There are two years of rapid acceleration followed by three years of a more gentle but less consistent fall.
But, if you overlay an individual cycle like we are going through now, you can see that although there appears to be something of a family resemblance, it is not a close bond. It is interesting that at the end of 2008, that drop managed to squeeze itself in just in the nick of time, however.
Here is the 2003-2007 cycle next to the averages.
In the 2003-2007 cycle, there is an erratic rise in the first two years, but the peak that "should" have come in 2005 seems blunted or perhaps displaced to 2006. This appears to be Greenspan's conundrum in action.
Comparing each of the 11 cycles of the last 55 years (if we include the current one) to the 1958-2007 average shows some inconsistency in the correlations, but to my mind, they are still surprisingly strong.
I also looked at three-cycle moving averages.
This seemed to be mostly consistent, although there were two periods that did not seem to conform especially well:
Much like the 2003-2007 cycle, the "Year 3" appears to be blunted or displaced, but the cycles still seem to be largely intact. I take it that this is due to the "premature" dips prior to 1973 and 1988 that I mentioned above.
As one final aside, I wanted to mention what I thought was an interesting correlation with data in Carmen Reinhart and Ken Rogoff's famous This Time is Different. In Table 13.1, they list the "Big Five" systemic banking crises. Those episodes began in 1977, 1987, 1991 (in two countries), and 1992. These each occurred within two years of Leeb oil shocks and three of them happened in "Year 5" while the other two were in "Year 4". Turning to Table 15.1, the post-Depression "global banking crises" occurred in 1987-1988, 1991-1992, 1994-1995, 1997-1999, and 2007-"present" (i.e., 2009). I think we could include the Euro crisis of 2011-2012, as well. The only outlier is the 1994-1995 "Tequila crisis".

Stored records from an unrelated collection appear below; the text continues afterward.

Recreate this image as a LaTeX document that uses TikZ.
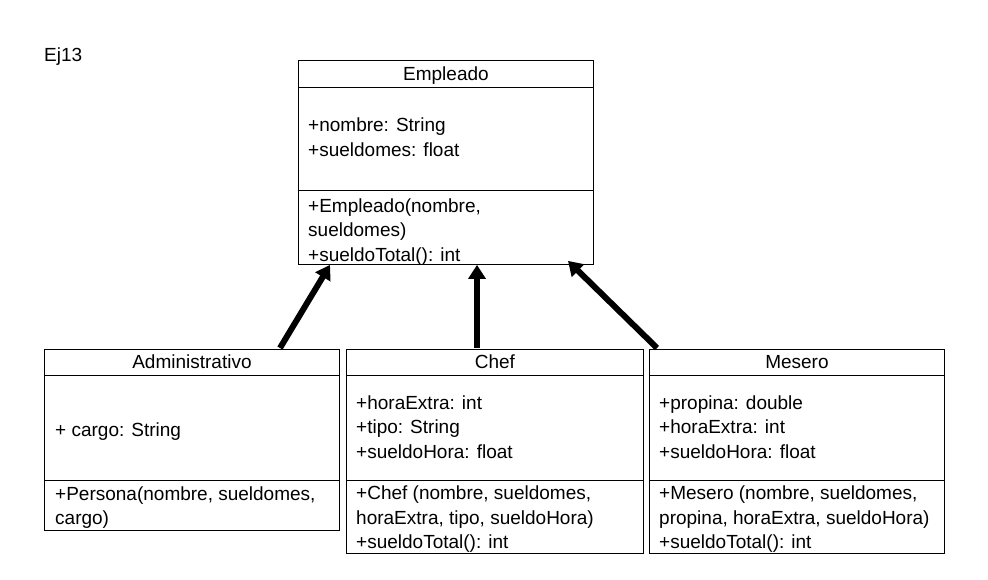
\documentclass[tikz,border=0pt]{standalone}
\usepackage{fontspec}
\setmainfont{Liberation Sans}
\usetikzlibrary{arrows.meta,calc}
\begin{document}
\begin{tikzpicture}[x=1pt,y=-1pt,
 box/.style={draw, line width=0.9pt, rectangle, inner sep=0pt, anchor=north west},
 sep/.style={line width=0.9pt},
 txt/.style={anchor=base west, inner sep=0pt, font=\fontsize{19}{24}\selectfont},
 ttl/.style={anchor=base, inner sep=0pt, font=\fontsize{19}{24}\selectfont},
 inh/.style={line width=6pt, -{Triangle[length=14pt,width=17pt]}}]
\useasboundingbox (0,0) rectangle (988,579);

\node[txt] (ej) at (44,61) {Ej13};

% Empleado
\node[box, minimum width=295pt, minimum height=204pt] (emp) at (298,60) {};
\draw[sep] ($(emp.north west)+(0,27)$) -- ($(emp.north east)+(0,27)$);
\draw[sep] ($(emp.north west)+(0,130)$) -- ($(emp.north east)+(0,130)$);
\node[ttl] (empT) at ($(emp.north)+(0,20)$) {Empleado};
\node[txt] (empA1) at ($(emp.north west)+(10,71)$) {+nombre: String};
\node[txt] (empA2) at ($(emp.north west)+(10,96)$) {+sueldomes: float};
\node[txt] (empM1) at ($(emp.north west)+(10,152)$) {+Empleado(nombre,};
\node[txt] (empM2) at ($(emp.north west)+(10,176.5)$) {sueldomes)};
\node[txt] (empM3) at ($(emp.north west)+(10,201)$) {+sueldoTotal(): int};

% Administrativo
\node[box, minimum width=295pt, minimum height=181pt] (adm) at (44,349) {};
\draw[sep] ($(adm.north west)+(0,26)$) -- ($(adm.north east)+(0,26)$);
\draw[sep] ($(adm.north west)+(0,131)$) -- ($(adm.north east)+(0,131)$);
\node[ttl] (admT) at ($(adm.north)+(0,19)$) {Administrativo};
\node[txt] (admA1) at ($(adm.north west)+(11,87)$) {+ cargo: String};
\node[txt] (admM1) at ($(adm.north west)+(11,151)$) {+Persona(nombre, sueldomes,};
\node[txt] (admM2) at ($(adm.north west)+(11,175)$) {cargo)};

% Chef
\node[box, minimum width=297pt, minimum height=204pt] (chef) at (346,349) {};
\draw[sep] ($(chef.north west)+(0,26)$) -- ($(chef.north east)+(0,26)$);
\draw[sep] ($(chef.north west)+(0,131)$) -- ($(chef.north east)+(0,131)$);
\node[ttl] (chefT) at ($(chef.north)+(0,19)$) {Chef};
\node[txt] (chefA1) at ($(chef.north west)+(10,60)$) {+horaExtra: int};
\node[txt] (chefA2) at ($(chef.north west)+(10,84.5)$) {+tipo: String};
\node[txt] (chefA3) at ($(chef.north west)+(10,109)$) {+sueldoHora: float};
\node[txt] (chefM1) at ($(chef.north west)+(10,150.5)$) {+Chef (nombre, sueldomes,};
\node[txt] (chefM2) at ($(chef.north west)+(10,175)$) {horaExtra, tipo, sueldoHora)};
\node[txt] (chefM3) at ($(chef.north west)+(10,199.5)$) {+sueldoTotal(): int};

% Mesero
\node[box, minimum width=295pt, minimum height=204pt] (mes) at (649,349) {};
\draw[sep] ($(mes.north west)+(0,26)$) -- ($(mes.north east)+(0,26)$);
\draw[sep] ($(mes.north west)+(0,131)$) -- ($(mes.north east)+(0,131)$);
\node[ttl] (mesT) at ($(mes.north)+(0,19)$) {Mesero};
\node[txt] (mesA1) at ($(mes.north west)+(10,60)$) {+propina: double};
\node[txt] (mesA2) at ($(mes.north west)+(10,84.5)$) {+horaExtra: int};
\node[txt] (mesA3) at ($(mes.north west)+(10,109)$) {+sueldoHora: float};
\node[txt] (mesM1) at ($(mes.north west)+(10,150.5)$) {+Mesero (nombre, sueldomes,};
\node[txt] (mesM2) at ($(mes.north west)+(10,175)$) {propina, horaExtra, sueldoHora)};
\node[txt] (mesM3) at ($(mes.north west)+(10,199.5)$) {+sueldoTotal(): int};

% inheritance arrows
\draw[inh] ($(adm.north west)+(236,-1)$) -- ($(emp.south west)+(32,0)$);
\draw[inh] ($(chef.north west)+(131,-1)$) -- ($(emp.south west)+(179,0)$);
\draw[inh] ($(mes.north west)+(8,-1)$) -- ($(emp.south west)+(270,-4)$);
\end{tikzpicture}
\end{document}
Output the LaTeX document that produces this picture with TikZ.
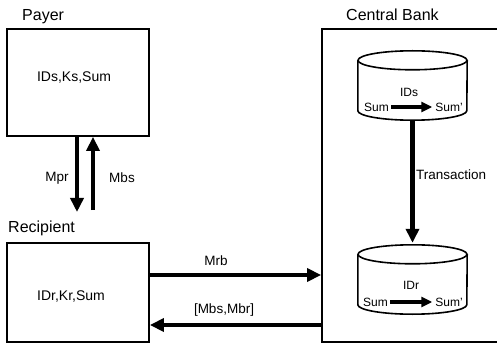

It is somewhat gratuitous for me to ask if there actually are five-year cycles at this point, because I believe there are. But, it is a blunt instrument nevertheless, and I haven't a clue as to why such a cycle should exist and therefore have no basis upon which to assume that it will continue to operate in the future, although I think that there are avenues of investigation that are opening up.
In the meantime, based on a blind application of it to our current situation, bonds could be expected to stabilize or strengthen into 2013 before sharply reversing into 2015.
But, because there has historically been so much variation within each particular cycle, it is very difficult to be sure whether the cyclical bottom will manifest itself this year or next, at least without referring to other tools at our disposal. In other words, although there seems to be little reason to panic at present, it also seems likely that pressure will grow for interest rates to rise and that investors will be forced to look for alternatives to the Treasury market.
Whether we should look to commodities or stocks for solace is a question for another time and probably largely depends on what the catalyst for a rise in interest rates would be. At present, a sorting out of the Eurozone crisis might create conditions under which bullishness could return while simultaneously bringing the United States' fiscal position under the spotlight.
Shorting bonds (IEF) at this moment seems unnecessarily risky, but if we are on the verge of an unwinding of this 30-year bull market, investors will have to start becoming more aggressive about how they protect their money. Slowly accumulating rate-sensitive assets like financial stocks and ETFs (XLF), as I mentioned in my previous effort, might allow one to begin preparing for a market that could turn surprisingly quickly within the next year.
Disclosure: I am long BAC.
Additional disclosure: I am long September WTI.